Introduction and Notations

Dataset

Starting from here, we assume that \(\mathcal D = \{(x^{(i)}, y^{(i)}\}_{i=1}^N\) is the dataset such that:

\[\forall i \in \{1, \ldots, N\} : x^{(i)} \in \mathbb R^n \text{ and } y^{(i)} \in \mathbb R^m.\]

Let \(\mathcal N\) denote the neural net function:

\[\mathcal N : \mathbb R^n \to \mathbb R^m : x \mapsto \mathcal N(x).\]

For \(X \in \mathbb R^{\ell \times n}\) a matrix of samples (each row is a sample in \(\mathcal D\)), we naturally extend \(\mathcal N\) such that:

\[\mathcal N(X) = [\mathcal N(X_i)]_{i=1}^\ell \in \mathbb R^{\ell \times m}.\]

Neural Stack

A linear neural network (LNN for short, also called neural stack, see bgd.nn.NeuralStack) is a composition of a list of layers. Let’s denote the number of layers by \(K \in \mathbb N^*\). For \(k \in \{1, \ldots, K\}\), the \(k\) th layer is denoted by \(\Lambda^{(k)}\) such that:

\[\Lambda^{(k)}_{\theta^{(k)}} : \mathbb R^{n^{(k-1)}} \to \mathbb R^{n^{(k)}},\]

where \(\theta^{(k)}\) denotes the parameters of layer \(k\) and is a tensor or rank \(r^{(k)} \in \mathbb N\) (0 if non-parametrized layer) and dimension \(\delta^{(k)} \in \mathbb {N^*}^{r^{(k)}}\) such that:

\[\theta^{(k)} \in \mathbb R^{\delta^{(k)}} := \mathbb R^{\prod_{i=1}^{r^{(k)}}\delta^{(k)}_i},\]

\(n^{(j)}\) denotes the dimension of the (tensor) output of the \(j\) th layer.

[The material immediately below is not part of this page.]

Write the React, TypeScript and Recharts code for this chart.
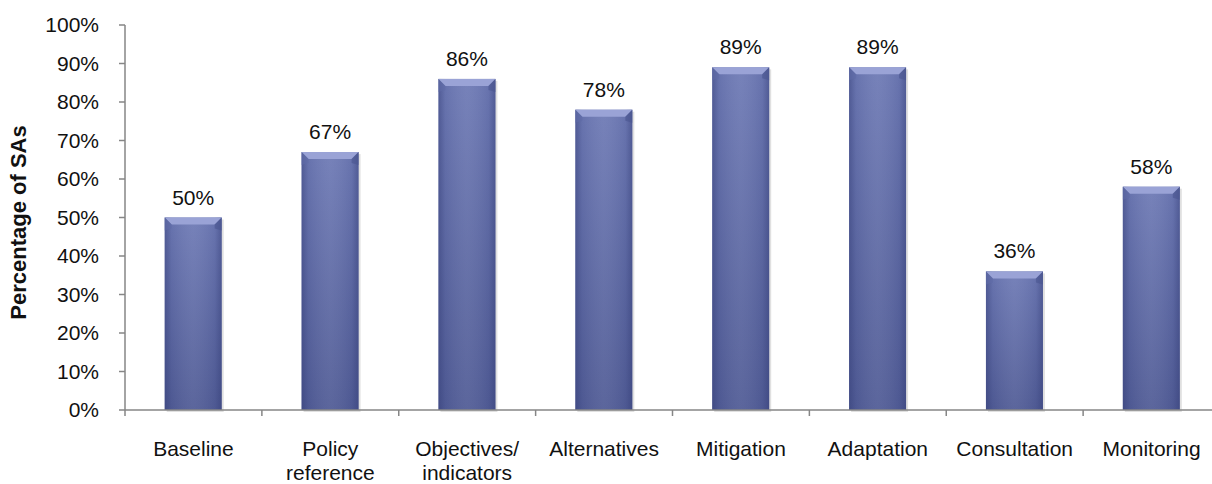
import React from 'react';
import { BarChart, Bar, XAxis, YAxis, LabelList, Label } from 'recharts';

// Share of SAs covering each element
const categories = [
  'Baseline',
  'Policy reference',
  'Objectives/ indicators',
  'Alternatives',
  'Mitigation',
  'Adaptation',
  'Consultation',
  'Monitoring',
];
const shares = [50, 67, 86, 78, 89, 89, 36, 58];

// Two-line category names
const tickLines: Record<string, string[]> = {
  'Policy reference': ['Policy', 'reference'],
  'Objectives/ indicators': ['Objectives/', 'indicators'],
};

const yTicks = [0, 10, 20, 30, 40, 50, 60, 70, 80, 90, 100];

const data = categories.map((name, i) => ({ name, value: shares[i] }));

const FONT = '"Liberation Sans", Arial, sans-serif';
const AXIS = '#868686';

function BevelBar(props: any) {
  const { x, y, width, height } = props;
  if (!height || height <= 0) return null;
  const b = 7;
  return (
    <g>
      <rect x={x + 2} y={y + 2} width={width} height={height} fill="#000" opacity={0.12} />
      <rect x={x} y={y} width={width} height={height} fill="url(#barBody)" />
      <rect x={x} y={y} width={width} height={height} fill="url(#barEdges)" />
      <polygon
        points={`${x},${y} ${x + width},${y} ${x + width - b},${y + b} ${x + b},${y + b}`}
        fill="#9aa3d6"
      />
      <polygon points={`${x},${y} ${x + b},${y + b} ${x + b},${y + b + 4} ${x},${y + b + 6}`} fill="#5f6aa6" opacity={0.6} />
      <polygon
        points={`${x + width},${y} ${x + width - b},${y + b} ${x + width - b},${y + b + 4} ${x + width},${y + b + 6}`}
        fill="#4a5590"
        opacity={0.6}
      />
    </g>
  );
}

// Category label plus tick marks on the band edges
function CategoryTick(props: any) {
  const { x, y, payload, index, visibleTicksCount } = props;
  const half = payload.offset || 0;
  const lines = tickLines[payload.value] || [payload.value];
  const last = index === (visibleTicksCount ?? categories.length) - 1;
  return (
    <g>
      <line x1={x - half} x2={x - half} y1={y} y2={y + 6} stroke={AXIS} strokeWidth={1.5} />
      {last && <line x1={x + half} x2={x + half} y1={y} y2={y + 6} stroke={AXIS} strokeWidth={1.5} />}
      <text x={x} y={y} textAnchor="middle" fill="#111" fontSize={21} fontFamily={FONT}>
        {lines.map((l, i) => (
          <tspan key={i} x={x} dy={i === 0 ? 46 : 24}>
            {l}
          </tspan>
        ))}
      </text>
    </g>
  );
}

export default function App() {
  return (
    <div style={{ position: 'absolute', left: 0, top: 0, width: 1212, height: 484, overflow: 'hidden', background: '#fff' }}>
      <BarChart
        width={1230}
        height={484}
        data={data}
        margin={{ top: 25, right: 10, bottom: 0, left: 0 }}
        barCategoryGap="29%"
      >
        <defs>
          <linearGradient id="barBody" x1="0" y1="0" x2="0" y2="1">
            <stop offset="0%" stopColor="#6e7ab5" />
            <stop offset="100%" stopColor="#515c96" />
          </linearGradient>
          <linearGradient id="barEdges" x1="0" y1="0" x2="1" y2="0">
            <stop offset="0%" stopColor="#2e3770" stopOpacity={0.45} />
            <stop offset="12%" stopColor="#2e3770" stopOpacity={0.1} />
            <stop offset="50%" stopColor="#ffffff" stopOpacity={0.06} />
            <stop offset="88%" stopColor="#2e3770" stopOpacity={0.1} />
            <stop offset="100%" stopColor="#2e3770" stopOpacity={0.45} />
          </linearGradient>
        </defs>
        <XAxis
          dataKey="name"
          height={74}
          interval={0}
          tickLine={false}
          tickSize={0}
          tickMargin={0}
          axisLine={{ stroke: AXIS, strokeWidth: 1.5 }}
          tick={<CategoryTick />}
        />
        <YAxis
          width={125}
          domain={[0, 100]}
          ticks={yTicks}
          interval={0}
          tickFormatter={(v) => `${v}%`}
          tickSize={6}
          tickMargin={20}
          axisLine={{ stroke: AXIS, strokeWidth: 1.5 }}
          tickLine={{ stroke: AXIS, strokeWidth: 1.5 }}
          tick={{ fill: '#111', fontSize: 21, fontFamily: FONT }}
        >
          <Label
            content={({ viewBox }: any) => {
              const cx = 18;
              const cy = viewBox.y + viewBox.height / 2 + 5;
              return (
                <text
                  x={cx}
                  y={cy}
                  transform={`rotate(-90 ${cx} ${cy})`}
                  textAnchor="middle"
                  dominantBaseline="central"
                  fontSize={22}
                  fontWeight="bold"
                  fontFamily={FONT}
                  fill="#111"
                >
                  Percentage of SAs
                </text>
              );
            }}
          />
        </YAxis>
        <Bar dataKey="value" shape={<BevelBar />} isAnimationActive={false}>
          <LabelList
            dataKey="value"
            position="top"
            offset={13}
            formatter={(v: any) => `${v}%`}
            style={{ fill: '#111', fontSize: 21, fontFamily: FONT }}
          />
        </Bar>
      </BarChart>
    </div>
  );
}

For sake of notation, we also introduce \(n^{(0)} = n\).

The neural net is therefore defined as the composition of all the layers:

\[\mathcal N(X) := \Big(\bigcirc_{k=1}^K\Lambda_{\theta^{(k)}}^{(k)}\Big)(X),\]

where the composition must be read \(\Lambda^{(K)}_{\theta^{(k)}} \circ \ldots \circ \Lambda^{(1)}_{\theta^{(1)}}\) so that dimensions stay consistent.

Miscelanous Notations

We also write \(X \in \mathbb R^{\ell \times n}\) for a batch input of the LNN.

For sake of convenience, for \(k \in \{1, \ldots, K\}\), we write: \(X^{(k)} := \Lambda_{\theta^{(k)}}^{(k)}(X^{(k-1)})\) and \(X^{(0)} := X\).

For \(X\) a rank \(n\) tensor and \(\sigma \in \mathfrak S_n\) a permutation on \(n\) elements, we introduce the following notation:

\[\pi_\sigma X := \pi_\sigma(X) := [X_{\sigma\alpha}]_\alpha,\]

an extension of the transposition of matrices: if \(\sigma = \tau_{i,j}\), then \(\pi_\sigma X\) is still a rank \(n\) tensor but whose indices \(i\) and \(j\) have been swapped.

Cost Function

A cost function (or loss function which is equivalent) is a function:

\[L : \mathbb R^{m} \times \mathbb R^m \to \mathbb R^+ : (y, \hat y) \mapsto L(y, \hat y)\]

that represents the error between ground truth \(y\) and estimation \(\hat y = \mathcal N(x)\). The training phase will attempt to reach the minimum of the loss \(L\) by adapting the parameters of each layer.

We introduce the notation:

\[\mathcal L : \mathbb R^{\ell \times n} \to \mathbb R^+ : X \mapsto L(\mathbf y, \mathcal N(X))\]

for the loss computed on samples of the dataset \(\mathcal D\) where \(\mathbf y\) is the label vector associated to samples \(X\) (i.e. \(\mathbf y = [y^{(i_j)}]_{j=1}^\ell\) for \(i_j \in \{1, \ldots, N\}\) such that \(X = [x^{(i_j)}]_{j=1}^\ell\)).

The list of loss functions implemented in BGD can be found in the bgd.cost.